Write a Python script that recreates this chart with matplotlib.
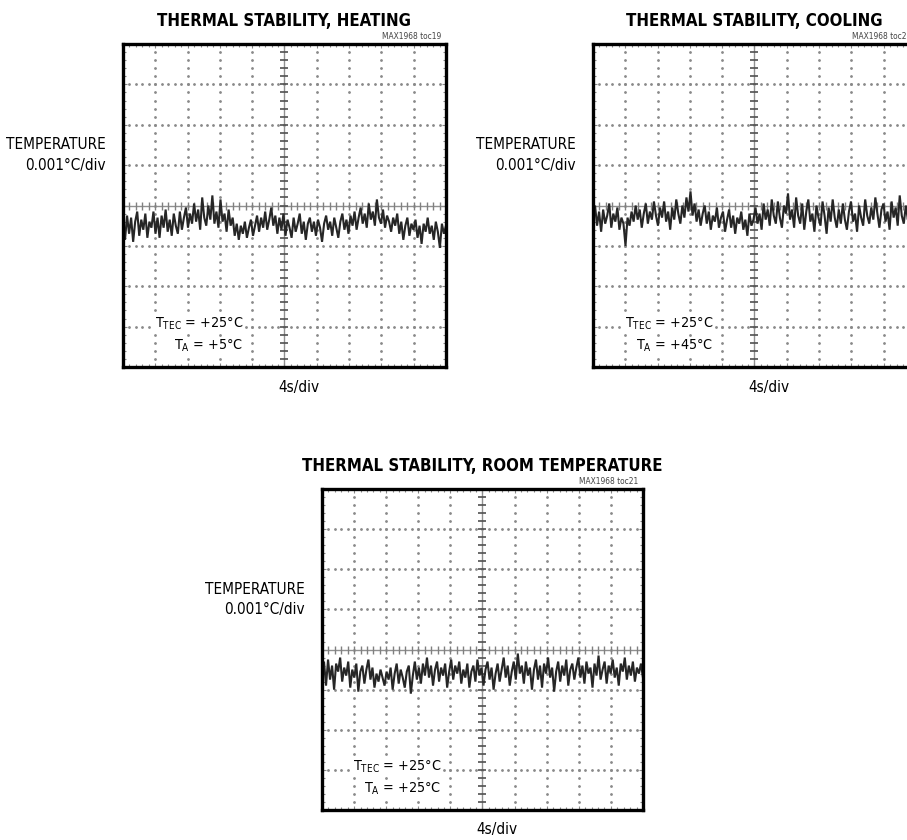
import numpy as np
import matplotlib
matplotlib.use('Agg')
import matplotlib.pyplot as plt
import matplotlib.font_manager as fm
from matplotlib.ticker import MultipleLocator

# look for a narrow / condensed face, the original uses one
cond = [f for f in fm.fontManager.ttflist
        if 'Narrow' in f.name or 'Condensed' in f.name
        or f.stretch in ('condensed', 'semi-condensed', 'extra-condensed')]
if cond:
    FAMILY = cond[0].name
    plt.rcParams['font.stretch'] = 'condensed'
    SZ = dict(title=12.1, label=11.0, note=10.3, toc=6.0)
else:
    FAMILY = 'Liberation Sans'
    SZ = dict(title=11.5, label=10.0, note=10.0, toc=6.0)

plt.rcParams['font.family'] = [FAMILY, 'DejaVu Sans']
plt.rcParams['mathtext.default'] = 'regular'

# trace offsets from the centre line, in divisions (0.001 C/div), 10 divs wide
heating = [-0.45, -0.85, -0.25, -0.70, -0.30, -0.90, -0.40, -0.15, -0.75, -0.35, -0.60, -0.20, -0.80, -0.40, -0.55, -0.15,
           -0.70, -0.30, -0.80, -0.25, -0.55, -0.10, -0.65, -0.35, -0.75, -0.20, -0.50, -0.70, -0.15, -0.60, -0.30, -0.05,
           -0.55, -0.20, -0.45, 0.05, -0.40, -0.10, -0.60, 0.20, -0.30, -0.50, 0.00, -0.35, 0.25, -0.45, -0.15, -0.55,
           0.15, -0.40, -0.20, -0.65, -0.10, -0.50, -0.30, -0.75, -0.45, -0.85, -0.50, -0.70, -0.40, -0.80, -0.55, -0.35,
           -0.75, -0.50, -0.25, -0.65, -0.30, -0.55, -0.15, -0.60, -0.35, -0.05, -0.50, -0.25, -0.70, -0.30, -0.60, -0.20,
           -0.75, -0.35, -0.55, -0.80, -0.30, -0.65, -0.45, -0.20, -0.70, -0.40, -0.85, -0.45, -0.30, -0.65, -0.40, -0.75,
           -0.35, -0.55, -0.90, -0.45, -0.25, -0.60, -0.40, -0.75, -0.30, -0.55, -0.80, -0.40, -0.20, -0.60, -0.35, -0.70,
           -0.25, -0.50, -0.15, -0.60, -0.30, -0.05, -0.45, -0.20, -0.55, 0.05, -0.35, -0.15, -0.50, 0.15, -0.30, -0.45,
           -0.10, -0.55, -0.25, -0.40, -0.65, -0.30, -0.50, -0.20, -0.70, -0.40, -0.85, -0.50, -0.30, -0.75, -0.45, -0.60,
           -0.35, -0.80, -0.50, -0.95, -0.45, -0.65, -0.30, -0.70, -0.50, -0.85, -0.40, -0.65, -1.05, -0.45, -0.70, -0.50]

cooling = [-0.35, 0.00, -0.50, -0.15, -0.65, -0.10, -0.45, -0.25, 0.05, -0.55, -0.20, -0.40, -0.05, -0.60, -0.30, -0.45,
           -1.00, -0.30, -0.50, -0.15, -0.40, 0.00, -0.35, -0.10, -0.55, -0.20, 0.05, -0.45, -0.15, -0.35, 0.10, -0.25,
           -0.50, -0.05, -0.30, 0.10, -0.40, -0.15, -0.60, -0.05, -0.35, 0.15, -0.20, -0.45, 0.00, -0.30, 0.20, -0.15,
           0.35, -0.25, 0.05, -0.40, -0.10, -0.50, -0.20, 0.00, -0.45, -0.15, -0.60, -0.25, -0.40, -0.05, -0.55, -0.30,
           -0.15, -0.65, -0.35, -0.10, -0.55, -0.25, -0.70, -0.30, -0.45, -0.15, -0.60, -0.35, -0.75, -0.20, -0.50, -0.35,
           -0.05, -0.45, -0.20, -0.60, 0.05, -0.35, -0.10, -0.50, 0.15, -0.25, -0.45, 0.10, -0.30, -0.55, 0.00, -0.20,
           0.30, -0.35, -0.10, -0.55, 0.20, -0.25, -0.45, 0.05, -0.60, -0.15, 0.15, -0.40, -0.20, -0.65, 0.00, -0.30,
           -0.50, 0.10, -0.25, -0.70, -0.05, -0.40, 0.15, -0.30, -0.55, -0.10, -0.45, 0.05, -0.35, -0.60, -0.15, 0.10,
           -0.40, -0.20, -0.65, 0.00, -0.30, -0.50, 0.15, -0.25, -0.45, -0.05, -0.35, 0.20, -0.20, -0.55, -0.10, 0.05,
           -0.40, -0.15, -0.60, 0.10, -0.30, -0.05, -0.50, 0.25, -0.25, -0.45, 0.00, -0.35, 0.15, -0.20, -0.40, 0.05]

room = [-0.60, -0.30, -0.90, -0.25, -0.75, -0.40, -1.00, -0.35, -0.55, -0.20, -0.80, -0.45, -0.65, -0.30, -0.95, -0.50,
        -0.70, -0.35, -1.05, -0.55, -0.40, -0.85, -0.50, -0.25, -0.75, -0.45, -0.95, -0.60, -0.80, -0.50, -0.70, -0.90,
        -0.55, -0.75, -0.45, -1.00, -0.60, -0.35, -0.85, -0.50, -0.70, -0.95, -0.55, -0.40, -1.10, -0.65, -0.30, -0.75,
        -0.45, -0.85, -0.35, -0.65, -0.20, -0.70, -0.40, -0.90, -0.50, -0.30, -0.80, -0.45, -0.65, -0.35, -0.95, -0.55,
        -0.25, -0.75, -0.40, -0.60, -0.30, -0.85, -0.50, -0.70, -0.35, -0.95, -0.55, -0.40, -0.80, -0.25, -0.65, -0.45,
        -0.90, -0.50, -0.30, -0.75, -0.45, -1.00, -0.60, -0.35, -0.80, -0.50, -0.20, -0.70, -0.40, -0.90, -0.55, -0.30,
        -0.75, -0.10, -0.60, -0.40, -0.85, -0.30, -0.65, -0.45, -1.00, -0.50, -0.25, -0.75, -0.40, -0.95, -0.35, -0.60,
        -0.20, -0.70, -0.45, -1.05, -0.55, -0.30, -0.80, -0.40, -0.65, -0.25, -0.90, -0.50, -0.35, -0.75, -0.45, -0.20,
        -0.70, -0.40, -0.85, -0.30, -0.60, -0.45, -0.95, -0.35, -0.65, -0.15, -0.75, -0.50, -0.30, -0.85, -0.40, -0.60,
        -0.25, -0.70, -0.45, -0.90, -0.35, -0.55, -0.20, -0.75, -0.40, -0.65, -0.30, -0.80, -0.45, -0.60, -0.35, -0.70]

titles = ['THERMAL STABILITY, HEATING', 'THERMAL STABILITY, COOLING',
          'THERMAL STABILITY, ROOM TEMPERATURE']
tocs = ['MAX1968 toc19', 'MAX1968 toc20', 'MAX1968 toc21']
ambient = ['+5°C', '+45°C', '+25°C']
t_tec = '+25°C'

NX, NY = 10, 8


def draw_scope(ax, trace, title, toc, ta):
    ax.set_xlim(0, NX)
    ax.set_ylim(0, NY)

    # dotted graticule, 5 dots per division
    sub = np.arange(0, NX * 5 + 1) / 5.0
    subv = np.arange(0, NY * 5 + 1) / 5.0
    for i in range(1, NX):
        if i == NX // 2:
            continue
        ax.plot([i] * len(subv), subv, ls='none', marker='o', ms=1.0, color='#8a8a8a', zorder=1)
    for j in range(1, NY):
        if j == NY // 2:
            continue
        ax.plot(sub, [j] * len(sub), ls='none', marker='o', ms=1.0, color='#8a8a8a', zorder=1)

    # centre cross with tick marks
    ax.axhline(NY / 2, color='#909090', lw=1.0, zorder=1)
    ax.axvline(NX / 2, color='#909090', lw=1.0, zorder=1)
    ax.plot(sub, [NY / 2] * len(sub), ls='none', marker='|', ms=6, mew=1.0, color='#808080', zorder=1)
    ax.plot([NX / 2] * len(subv), subv, ls='none', marker='_', ms=6, mew=1.2, color='#505050', zorder=1)

    # edge ticks
    ax.xaxis.set_major_locator(MultipleLocator(1))
    ax.xaxis.set_minor_locator(MultipleLocator(0.2))
    ax.yaxis.set_major_locator(MultipleLocator(1))
    ax.yaxis.set_minor_locator(MultipleLocator(0.2))
    ax.tick_params(which='both', direction='in', top=True, right=True,
                   labelbottom=False, labelleft=False, color='#888888', width=0.8)
    ax.tick_params(which='major', length=3)
    ax.tick_params(which='minor', length=2)

    x = np.linspace(0, NX, len(trace))
    y = NY / 2 + np.array(trace)
    ax.plot(x, y, color='#262626', lw=1.5, solid_joinstyle='miter', zorder=3)

    for s in ax.spines.values():
        s.set_linewidth(2.4)
        s.set_color('black')
        s.set_zorder(5)

    bb = dict(facecolor='white', edgecolor='none', pad=0.5)
    ax.text(3.72, 1.07, 'T$_{TEC}$ = ' + t_tec, ha='right', va='center',
            fontsize=SZ['note'], bbox=bb, zorder=4)
    ax.text(3.72, 0.52, 'T$_{A}$ = ' + ta, ha='right', va='center',
            fontsize=SZ['note'], bbox=bb, zorder=4)

    ax.text(0.5, 1.072, title, transform=ax.transAxes, ha='center', va='center',
            fontsize=SZ['title'], fontweight='heavy')
    ax.text(0.985, 1.022, toc, transform=ax.transAxes, ha='right', va='center',
            fontsize=SZ['toc'], color='#444444')
    ax.text(-0.053, 0.656, 'TEMPERATURE\n0.001°C/div', transform=ax.transAxes,
            ha='right', va='center', fontsize=SZ['label'], linespacing=1.45)
    ax.text(0.545, -0.062, '4s/div', transform=ax.transAxes, ha='center',
            va='center', fontsize=SZ['label'])


fig = plt.figure(figsize=(9.07, 8.4), dpi=100)
ax1 = fig.add_axes([0.1356, 0.5631, 0.3561, 0.3845])
ax2 = fig.add_axes([0.6538, 0.5631, 0.3561, 0.3845])
ax3 = fig.add_axes([0.3550, 0.0357, 0.3539, 0.3821])

for ax, tr, t, toc, ta in zip([ax1, ax2, ax3], [heating, cooling, room], titles, tocs, ambient):
    draw_scope(ax, tr, t, toc, ta)

fig.savefig('out.png', dpi=100)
■ ■ ■ ■ ■
Write out exactly the opening lines of the data, stopping after the line that holds "plt.rcParams['mathtext.default'] = 'regular'". Exclude pictures.

> **Task solution**:
Write a Python script that recreates this chart with matplotlib.
import numpy as np
import matplotlib
matplotlib.use('Agg')
import matplotlib.pyplot as plt
import matplotlib.font_manager as fm
from matplotlib.ticker import MultipleLocator

# look for a narrow / condensed face, the original uses one
cond = [f for f in fm.fontManager.ttflist
        if 'Narrow' in f.name or 'Condensed' in f.name
        or f.stretch in ('condensed', 'semi-condensed', 'extra-condensed')]
if cond:
    FAMILY = cond[0].name
    plt.rcParams['font.stretch'] = 'condensed'
    SZ = dict(title=12.1, label=11.0, note=10.3, toc=6.0)
else:
    FAMILY = 'Liberation Sans'
    SZ = dict(title=11.5, label=10.0, note=10.0, toc=6.0)

plt.rcParams['font.family'] = [FAMILY, 'DejaVu Sans']
plt.rcParams['mathtext.default'] = 'regular'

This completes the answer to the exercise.